On Wed, Jan 08, 2014 at 03:32:01PM -0500, Dave Anderson wrote:
>
>
> ----- Original Message -----
> >
> >
> >
> > I have proposed a patch to makedumpfile to (optionally) exclude from
> > a dump the page structures representing excluded pages.
> > The idea being that a system with terabytes of system memory has
> > millions of pages of page structures. And most of them are unneeded.
> >
> > That patch thread begins here:
> >
http://marc.info/?l=kexec&m=138853299130125&w=2
> >
> > Dave [Anderson] raised these crash-related issues;
> > Although I'm sure you tested this, I find it amazing that
> > only the "kmem -[fF]" option is the only command option
> > that is affected?
> > If I'm not mistaken, this would be the first time that legitimate
> > kernel data would be excluded from the dump, and the user would
> > have no obvious way of knowing that it had been done, correct?
> > If it were encoded in the in the header somewhere, at least a
> > warning message could be printed during crash initialization.
> > ...
> > Right, but look at all of the other page struct offsets in addition to
> > page.lru that are used. The page.flags usage comes to mind, and for
> > example, what would "kmem -p" display for the missing pages?
> > Or "kmem <address>"? And would "kmem -i" display
invalid data?
> > I'm just speculating off the top of my head, but the page structure is
> > such a fundamental data structure with several of its fields being
> > used,
> > just enter "help -o page_" to see all of its potential member
usages.
> >
> > So I am submitting two patches for your consideration, should the patch
> > to exclude unused vmemmap pages be taken into makedumpfile.
> >
> > - [PATCH 1/2] crash: initial note of excluded page structures
> > This one makes crash startup look like this:
> > This program has absolutely no warranty.

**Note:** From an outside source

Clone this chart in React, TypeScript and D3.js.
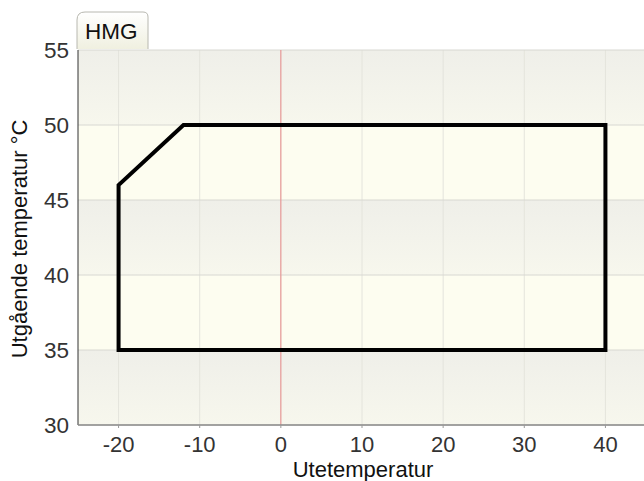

Enter "help warranty"
for
> > details.
> >
> > NOTE: Unused vmemmap page structures are excluded from this dump.
> > GNU gdb (GDB) 7.6
> > Copyright (C) 2013 Free Software Foundation, Inc.
> >
> > - [PATCH 1/2] crash: kmem warnings for excluded page structures
> > This patch modifies kmem options -f, -F, -s addr, -S addr, and -i.
> > Those are the only options that I could detect looking for excluded
> > pages.
> >
> > This patch applies on top of the first, and adds some warnings to the
> > output of these kmem options. For example:
> >
> > crash> kmem -f
> > Note: kmem -f may fail because unused page structures are excluded
> > from
> > this dump.
> > NODE
> > 0
> > ZONE NAME SIZE FREE MEM_MAP START_PADDR
> > START_MAPNR
> > 0 DMA 4095 3934 ffffea0000000038 1000 0
> > AREA SIZE FREE_AREA_STRUCT BLOCKS PAGES
> > 0 4k ffff880000013068 2 2
> > ...
> >
> > crash> kmem -i
> > PAGES TOTAL PERCENTAGE
> > TOTAL MEM 128008147 488.3 GB ----
> > FREE 127599276 486.8 GB 99% of TOTAL MEM
> > USED 408871 1.6 GB 0% of TOTAL MEM
> > SHARED 11049 43.2 MB 0% of TOTAL MEM
> > BUFFERS 5722 22.4 MB 0% of TOTAL MEM
> > CACHED 44638 174.4 MB 0% of TOTAL MEM
> > SLAB 62139 242.7 MB 0% of TOTAL MEM
> >
> > TOTAL SWAP 4893032 18.7 GB ----
> > SWAP USED 0 0 0% of TOTAL SWAP
> > SWAP FREE 4893032 18.7 GB 100% of TOTAL SWAP
> >
> > Note: 1970727 free pages not found (excluded); results are incomplete.
> > Unused page structures are excluded from this dump.
> >
> > -Cliff Wickman
> > cpw(a)sgi.com
>
> Cliff,
>
> Can you make this patch far simpler? I would prefer that an
> error message *follows* the gdb banner, i.e., where a number of
> current warnings get displayed? You seem to be showing it just
> above the gdb banner, where it kind of gets lost.
Okay I'll move the message.
> Secondly, I'm not sure where/how you are determining the 1970727
> pages that are excluded. Is it possible to put that in the
> early warning message?
The 1970727 pages were counted by the second patch. That is, I
put a counter in the readmem path that counted 'excluded' errors.
So there were 1970727 such errors during the execution of the
kmem -i.
It is probably not worth it to make a place for a new number
in the dump header. Knowing how many million pages were
excluded won't help if 'your' problem page was one of them.
>
> Thirdly, I'm not convinced that the kmem locations where you
> are adding per-option warning messages are going to be the only
> place where problems may arise. For that reason, I would
> not even bother putting them in all those various locations,
> but rather listing the "known" commands that may fail in the
> early warning message. So do something like:
Drop the 2nd patch then. If you think it might be more misleading
then helpful I'm fine with just the initialization warning.
OK -- I just don't want to clutter the code with a bunch of per-option
warning messages, but would rather have an ominous, as-wordy-as-you'd-like-it,
message delivered right up front.
Take a look at "ERASEINFO_DATA" in the crash sources, and do a similar thing.
It's the same concept, where in that case, sensitive kernel data may have been
erased from the vmcore.
Thanks,
Dave